The Champions Tour for senior golfers has two events and the women's LPGA, which once had three tournaments here, has one.

How many of them might go the way of the PGA's Grand Slam of Golf, which left Kaua'i in 2006 after a 12-year stay, remains to be seen.

In that, it isn't just aspiring youngsters who suffer when events are lost to the state, so does the visibility of tourism, the state's dominant industry.

All four days of the Sony will be televised by the Golf Channel, with highlight clips being shown elsewhere as well.

Golf is important enough that the Hawai'i Tourism Authority funds it at $1.7 million annually, second only to the $4 million spent on the NFL's Pro Bowl, which is, at best, on a one-year sabbatical and may leave for good.

The Grand Slam was said to have been worth $2.4 million annually to Kaua'i, and officials quote a $35 million economic impact from the Sony.

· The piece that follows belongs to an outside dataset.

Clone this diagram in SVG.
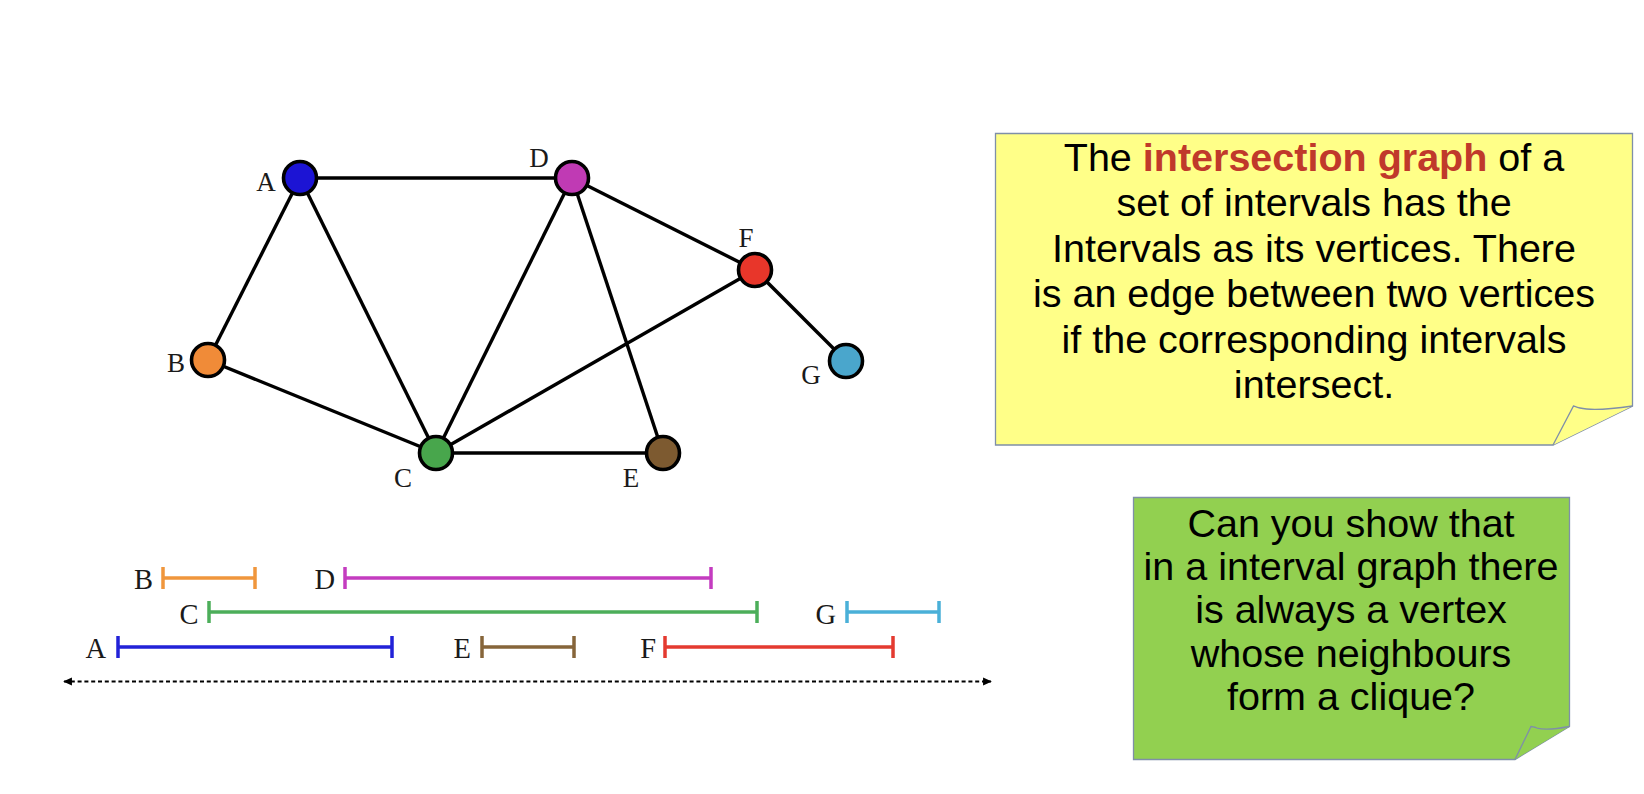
<svg xmlns="http://www.w3.org/2000/svg" width="1644" height="794" viewBox="0 0 1644 794">
<defs>
<style>
.edge{stroke:#000;stroke-width:3.4;fill:none}
.node{stroke:#000;stroke-width:3.6}
.lbl{font-family:"Liberation Serif","DejaVu Serif",serif;font-size:27px;fill:#1a1a1a}
.ilbl{font-family:"Liberation Serif","DejaVu Serif",serif;font-size:28.5px;fill:#1a1a1a;text-anchor:end}
.iv{stroke-width:3.5;fill:none}
.note{font-family:"Liberation Sans",Arial,sans-serif;font-size:39.5px;fill:#000;text-anchor:middle}
.hl{fill:#c0392b;font-weight:bold}
.box{stroke:#7f8fa8;stroke-width:1.3}
</style>
<marker id="arr" viewBox="0 0 10 10" refX="9" refY="5" markerWidth="4" markerHeight="4" orient="auto-start-reverse" markerUnits="strokeWidth">
<path d="M0,0.5 L10,5 L0,9.5 Z" fill="#000"/>
</marker>
</defs>
<rect width="1644" height="794" fill="#fff"/>

<g id="connectors">
<line class="edge" x1="300" y1="178" x2="572" y2="178"/>
<line class="edge" x1="300" y1="178" x2="208" y2="360"/>
<line class="edge" x1="300" y1="178" x2="436" y2="453"/>
<line class="edge" x1="208" y1="360" x2="436" y2="453"/>
<line class="edge" x1="572" y1="178" x2="436" y2="453"/>
<line class="edge" x1="572" y1="178" x2="663" y2="453"/>
<line class="edge" x1="572" y1="178" x2="755" y2="270"/>
<line class="edge" x1="436" y1="453" x2="755" y2="270"/>
<line class="edge" x1="436" y1="453" x2="663" y2="453"/>
<line class="edge" x1="755" y1="270" x2="846" y2="361"/>
</g>

<g id="node-A"><circle class="node" cx="300" cy="178" r="16.5" fill="#1c14d4"/><text class="lbl" x="266" y="190.5" text-anchor="middle">A</text></g>
<g id="node-D"><circle class="node" cx="572" cy="178" r="16.5" fill="#c03ab4"/><text class="lbl" x="539" y="167" text-anchor="middle">D</text></g>
<g id="node-F"><circle class="node" cx="755" cy="270" r="16.5" fill="#e8362a"/><text class="lbl" x="746" y="246.5" text-anchor="middle">F</text></g>
<g id="node-G"><circle class="node" cx="846" cy="361" r="16.5" fill="#4aa6cc"/><text class="lbl" x="811" y="383.5" text-anchor="middle">G</text></g>
<g id="node-B"><circle class="node" cx="208" cy="360" r="16.5" fill="#f08b38"/><text class="lbl" x="176" y="371.5" text-anchor="middle">B</text></g>
<g id="node-C"><circle class="node" cx="436" cy="453" r="16.5" fill="#48a64c"/><text class="lbl" x="403" y="486.5" text-anchor="middle">C</text></g>
<g id="node-E"><circle class="node" cx="663" cy="453" r="16.5" fill="#7d5a30"/><text class="lbl" x="631" y="486.5" text-anchor="middle">E</text></g>

<g id="intervals">
<g id="interval-B" stroke="#f0963c"><path class="iv" d="M163,578 H255 M163,567 V589 M255,567 V589"/><text class="ilbl" x="153" y="589" stroke="none">B</text></g>
<g id="interval-D" stroke="#c43cc0"><path class="iv" d="M345,578 H711 M345,567 V589 M711,567 V589"/><text class="ilbl" x="335" y="589" stroke="none">D</text></g>
<g id="interval-C" stroke="#4cae5a"><path class="iv" d="M209,612 H757 M209,601 V623 M757,601 V623"/><text class="ilbl" x="198.5" y="624" stroke="none">C</text></g>
<g id="interval-G" stroke="#4ab0d8"><path class="iv" d="M847,612 H939 M847,601 V623 M939,601 V623"/><text class="ilbl" x="836" y="624" stroke="none">G</text></g>
<g id="interval-A" stroke="#2222d8"><path class="iv" d="M118,647 H392 M118,636 V658 M392,636 V658"/><text class="ilbl" x="106" y="658" stroke="none">A</text></g>
<g id="interval-E" stroke="#86653a"><path class="iv" d="M482,647 H574 M482,636 V658 M574,636 V658"/><text class="ilbl" x="471" y="658" stroke="none">E</text></g>
<g id="interval-F" stroke="#e43a30"><path class="iv" d="M665,647 H893 M665,636 V658 M893,636 V658"/><text class="ilbl" x="656" y="658" stroke="none">F</text></g>
<line id="axis" x1="64" y1="681.5" x2="991" y2="681.5" stroke="#000" stroke-width="2.2" stroke-dasharray="4,2.8" marker-start="url(#arr)" marker-end="url(#arr)"/>
</g>

<g id="note-definition">
<path class="box" d="M995.5,133.5 H1632.5 V406 L1553,445 H995.5 Z" fill="#ffff88"/>
<path class="box" d="M1632.5,406 C1612,409 1592,411 1580,408 C1576,407 1574,406 1573.5,406 L1553,445" fill="#ffff88"/>
<text class="note" x="1314" y="170.5">The <tspan class="hl">intersection graph</tspan> of a</text>
<text class="note" x="1314" y="216">set of intervals has the</text>
<text class="note" x="1314" y="261.5">Intervals as its vertices. There</text>
<text class="note" x="1314" y="307">is an edge between two vertices</text>
<text class="note" x="1314" y="352.5">if the corresponding intervals</text>
<text class="note" x="1314" y="398">intersect.</text>
</g>

<g id="note-question">
<path class="box" d="M1133.5,497.5 H1569.5 V726.5 L1515,759.5 H1133.5 Z" fill="#92d050"/>
<path class="box" d="M1569.5,726.5 C1556,729 1544,730 1537,728 C1534,727 1532,726.5 1531,726.5 L1515,759.5" fill="#92d050"/>
<text class="note" x="1351" y="536.5">Can you show that</text>
<text class="note" x="1351" y="580">in a interval graph there</text>
<text class="note" x="1351" y="623.3">is always a vertex</text>
<text class="note" x="1351" y="666.6">whose neighbours</text>
<text class="note" x="1351" y="710">form a clique?</text>
</g>
</svg>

The HTA and PGA said they are currently in negotiations on a future deal that could be concluded as soon as the end of this month, though neither party would discuss the talks.

But people in tourism and the golf community say they are more optimistic about the prospects of retaining the high-visibility events than they were a year — or even six months — ago.

"I feel better than I did this time last year," said Mark Rolfing, a Maui resident and golf analyst for The Golf Channel and NBC. "I don't sense the (Kapalua event) is going anywhere, and Sony and the PGA, I think, have opened the door to a longer-term extension."

Said Michael Story, sports coordinator for the HTA, "I'd definitely say we're optimistic."

Rick George, PGA executive vice president and chief of operations, said: "I can't imagine that we will change, but you never know about the future. But we're pretty comfortable that we will start the year in Kapalua and come here."

Story said the HTA is talking with the LPGA about a future relationship. "The LPGA is definitely in our plans," he said.

A key feature of the past 11 years of the Sony and Kapalua events has been their positioning, leading off the PGA Tour season in January.

"We do like that and we think it makes sense for Hawai'i," George said. "Obviously, we haven't had weather like this elsewhere. When people are frozen in their homes (on the Mainland) they get to watch golf in beautiful Hawai'i, which, we think, is good for tourism."


Many of the players endorse the trip to Hawai'i, too.

"I think Hawai'i is pretty much the ultimate paradise," said Matt Kuchar of Florida. "It is hard to find a place where you have kind of everything in one. I haven't been to a place that I enjoy as much as I enjoy Hawai'i."

Said Australia's Nathan Green: "I enjoy coming here for the first round of the year — it breaks up the trip to the U.S. It is a 10-hour flight here, a little time difference. It is a nice, easy way to start the year."

There has been talk of moving the start of the PGA Tour to a later date in an attempt to attract more golfers who want a longer break and to lessen the head-to-head competition with NFL football on TV. But George said: "I don't think a change (is coming) at this point. There are just so many weeks between this (Hawai'i swing) and the Tour Championship (in September) and we don't want to go too far into the NFL season.

"Really, there's not much wiggle room unless we lose some events, and we don't anticipate that happening."

Moanalua High graduate Tadd Fujikawa has more reasons than the $29,237 he won in 2009 to be grateful for the Sony, in particular, and pro events, in general, remaining here.

"I think it (PGA visibility) helped the world see who I was," he said. "I think it got me noticed. Without the Sony Open, I wouldn't be here (playing professionally) right now."